How to Tell When a Result Will Replicate: Significance and Replication in Distributional Null Hypothesis Tests
Fintan Costello, Paul Watts
TL;DR
The paper tackles the replication crisis by introducing a distributional null hypothesis that incorporates both within- and between-experiment variance. It develops a mathematically coherent framework for significance and replication (p_sig and p_rep) using a $t$-distribution with a variance ratio $b$, and provides practical closed-form estimators and bounds for everyday use. Empirical validation on the Many Labs 1 dataset shows that many results deemed significant under point-form tests are compatible with random cross-experiment variation, and that predicted replication probabilities align closely with observed replication rates. The approach offers a principled, conservative alternative to traditional significance testing and complements Bayesian methods (e.g., JZS $t$ test) by focusing on replication risk and cross-experiment heterogeneity, with broad applicability to $t$, regression, correlation, and contingency analyses.
Abstract
There is a well-known problem in Null Hypothesis Significance Testing: many statistically significant results fail to replicate in subsequent experiments. We show that this problem arises because standard `point-form null' significance tests consider only within-experiment but ignore between-experiment variation, and so systematically underestimate the degree of random variation in results.
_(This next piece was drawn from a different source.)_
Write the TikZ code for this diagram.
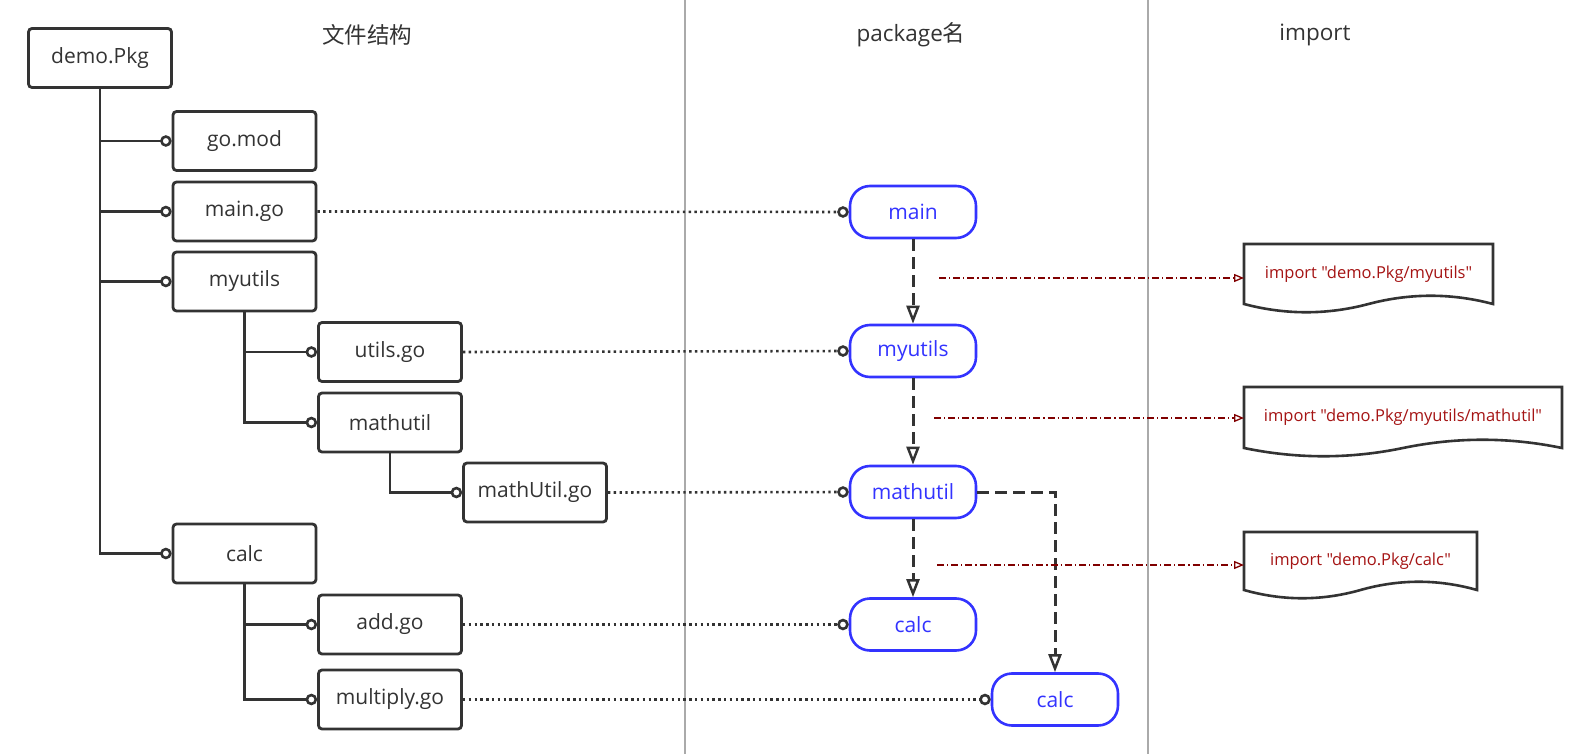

We give an extension to standard significance testing that addresses this problem by analysing both within- and between-experiment variation. This `distributional null' approach does not underestimate experimental variability and so is not overconfident in identifying significance; because this approach addresses between-experiment variation, it gives mathematically coherent estimates for the probability of replication of significant results. Using a large-scale replication dataset (the first `Many Labs' project), we show that many experimental results that appear statistically significant in standard tests are in fact consistent with random variation when both within- and between-experiment variation are taken into account in this approach. Further, grouping experiments in this dataset into `predictor-target' pairs we show that the predicted replication probabilities for target experiments produced in this approach (given predictor experiment results and the sample sizes of the two experiments) are strongly correlated with observed replication rates. Distributional null hypothesis testing thus gives researchers a statistical tool for identifying statistically significant and reliably replicable results.